• [PROBLEM TO WORK ON]: Copy out the listing that follows, exact in every word, and skip the images.

• [DATA BLOCK]:
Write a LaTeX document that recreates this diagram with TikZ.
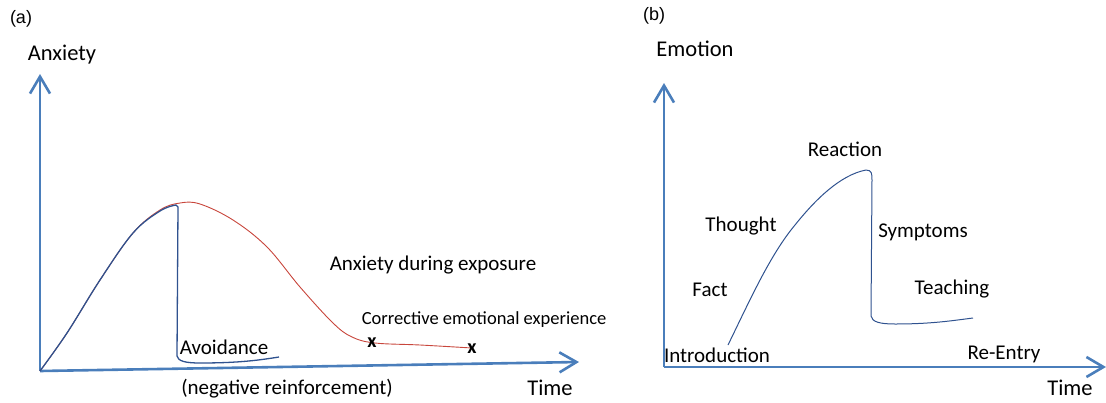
\documentclass[tikz,border=0pt]{standalone}
\usepackage{fontspec}
\setmainfont{Carlito}
\newfontfamily\arialfont{Liberation Sans}
\usetikzlibrary{arrows.meta}
\definecolor{axisblue}{RGB}{74,126,187}
\definecolor{curveblue}{RGB}{47,82,143}
\definecolor{curvered}{RGB}{200,70,60}
\tikzset{
  axis/.style={draw=axisblue,line width=2.6pt,-{Straight Barb[length=17pt,width=20pt]}},
  lbl/.style={inner sep=0pt,font=\fontsize{21}{25}\selectfont},
  big/.style={inner sep=0pt,font=\fontsize{22.5}{26}\selectfont},
  small/.style={inner sep=0pt,font=\fontsize{18.5}{22}\selectfont},
  panel/.style={inner sep=0pt,font=\arialfont\fontsize{18}{22}\selectfont},
  xmark/.style={inner sep=0pt,font=\fontsize{20}{22}\selectfont\bfseries},
  bluecurve/.style={draw=curveblue,line width=1.3pt,line join=round},
  redcurve/.style={draw=curvered,line width=0.9pt},
}
\begin{document}
\begin{tikzpicture}[x=1pt,y=-1pt]
\useasboundingbox (0,0) rectangle (1106,402);
% ---------- panel (a)
\node[panel] (pa) at (21,19) {(a)};
\node[big] (anx) at (62,55) {Anxiety};
\coordinate (oa) at (40,371);
\coordinate (ya) at (40,74);
\coordinate (xa) at (579,362);
\draw[axis] (oa) -- (ya);
\draw[axis] (oa) -- (xa);
\draw[redcurve] plot[smooth,tension=0.6] coordinates {(40,371) (67,333) (100,280) (133,233) (160,210) (180,203) (200,204) (233,220) (267,247) (300,287) (333,323) (352,337) (375,343) (420,345) (472,348)};
\draw[bluecurve] plot[smooth,tension=0.6] coordinates {(40,371) (67,333) (100,280) (133,233) (160,211) (176,205)} -- (178,207) -- (177,356) .. controls (178,361) and (185,363) .. (200,363) .. controls (240,363) and (260,360) .. (279,357);
\node[xmark] (x1) at (372,343) {x};
\node[xmark] (x2) at (472,349) {x};
\node[lbl] (avoid) at (224,347) {Avoidance};
\node[lbl] (neg) at (287,389) {(negative reinforcement)};
\node[lbl] (during) at (433,265) {Anxiety during exposure};
\node[small] (corr) at (484,320) {Corrective emotional experience};
\node[big] (timea) at (550,388) {Time};
% ---------- panel (b)
\node[panel] (pb) at (654,16) {(b)};
\node[big] (emo) at (695,49) {Emotion};
\coordinate (ob) at (664,367);
\coordinate (yb) at (664,83);
\coordinate (xb) at (1106,367);
\draw[axis] (ob) -- (yb);
\draw[axis] (ob) -- (xb);
\draw[bluecurve,line width=1pt] (728,345) .. controls (750,300) and (770,255) .. (795,225) .. controls (815,200) and (840,175) .. (866,170) .. controls (872,170) and (872,174) .. (872,180) -- (871,316) .. controls (872,322) and (880,324) .. (895,324) .. controls (930,324) and (950,321) .. (973,318);
\node[lbl] (react) at (845,149) {Reaction};
\node[lbl] (thought) at (741,226) {Thought};
\node[lbl] (symp) at (923,232) {Symptoms};
\node[lbl] (fact) at (710,290) {Fact};
\node[lbl] (teach) at (952,289) {Teaching};
\node[lbl] (intro) at (717,355) {Introduction};
\node[lbl] (reentry) at (1004,354) {Re-Entry};
\node[big] (timeb) at (1070,388) {Time};
\end{tikzpicture}
\end{document}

• [THE OUTPUT]:
Write a LaTeX document that recreates this diagram with TikZ.
\documentclass[tikz,border=0pt]{standalone}
\usepackage{fontspec}
\setmainfont{Carlito}
\newfontfamily\arialfont{Liberation Sans}
\usetikzlibrary{arrows.meta}
\definecolor{axisblue}{RGB}{74,126,187}
\definecolor{curveblue}{RGB}{47,82,143}
\definecolor{curvered}{RGB}{200,70,60}
\tikzset{
  axis/.style={draw=axisblue,line width=2.6pt,-{Straight Barb[length=17pt,width=20pt]}},
  lbl/.style={inner sep=0pt,font=\fontsize{21}{25}\selectfont},
  big/.style={inner sep=0pt,font=\fontsize{22.5}{26}\selectfont},
  small/.style={inner sep=0pt,font=\fontsize{18.5}{22}\selectfont},
  panel/.style={inner sep=0pt,font=\arialfont\fontsize{18}{22}\selectfont},
  xmark/.style={inner sep=0pt,font=\fontsize{20}{22}\selectfont\bfseries},
  bluecurve/.style={draw=curveblue,line width=1.3pt,line join=round},
  redcurve/.style={draw=curvered,line width=0.9pt},
}
\begin{document}
\begin{tikzpicture}[x=1pt,y=-1pt]
\useasboundingbox (0,0) rectangle (1106,402);
% ---------- panel (a)
\node[panel] (pa) at (21,19) {(a)};
\node[big] (anx) at (62,55) {Anxiety};
\coordinate (oa) at (40,371);
\coordinate (ya) at (40,74);
\coordinate (xa) at (579,362);
\draw[axis] (oa) -- (ya);
\draw[axis] (oa) -- (xa);
\draw[redcurve] plot[smooth,tension=0.6] coordinates {(40,371) (67,333) (100,280) (133,233) (160,210) (180,203) (200,204) (233,220) (267,247) (300,287) (333,323) (352,337) (375,343) (420,345) (472,348)};
\draw[bluecurve] plot[smooth,tension=0.6] coordinates {(40,371) (67,333) (100,280) (133,233) (160,211) (176,205)} -- (178,207) -- (177,356) .. controls (178,361) and (185,363) .. (200,363) .. controls (240,363) and (260,360) .. (279,357);
\node[xmark] (x1) at (372,343) {x};
\node[xmark] (x2) at (472,349) {x};
\node[lbl] (avoid) at (224,347) {Avoidance};
\node[lbl] (neg) at (287,389) {(negative reinforcement)};
\node[lbl] (during) at (433,265) {Anxiety during exposure};
\node[small] (corr) at (484,320) {Corrective emotional experience};
\node[big] (timea) at (550,388) {Time};
% ---------- panel (b)
\node[panel] (pb) at (654,16) {(b)};
\node[big] (emo) at (695,49) {Emotion};
\coordinate (ob) at (664,367);
\coordinate (yb) at (664,83);
\coordinate (xb) at (1106,367);
\draw[axis] (ob) -- (yb);
\draw[axis] (ob) -- (xb);
\draw[bluecurve,line width=1pt] (728,345) .. controls (750,300) and (770,255) .. (795,225) .. controls (815,200) and (840,175) .. (866,170) .. controls (872,170) and (872,174) .. (872,180) -- (871,316) .. controls (872,322) and (880,324) .. (895,324) .. controls (930,324) and (950,321) .. (973,318);
\node[lbl] (react) at (845,149) {Reaction};
\node[lbl] (thought) at (741,226) {Thought};
\node[lbl] (symp) at (923,232) {Symptoms};
\node[lbl] (fact) at (710,290) {Fact};
\node[lbl] (teach) at (952,289) {Teaching};
\node[lbl] (intro) at (717,355) {Introduction};
\node[lbl] (reentry) at (1004,354) {Re-Entry};
\node[big] (timeb) at (1070,388) {Time};
\end{tikzpicture}
\end{document}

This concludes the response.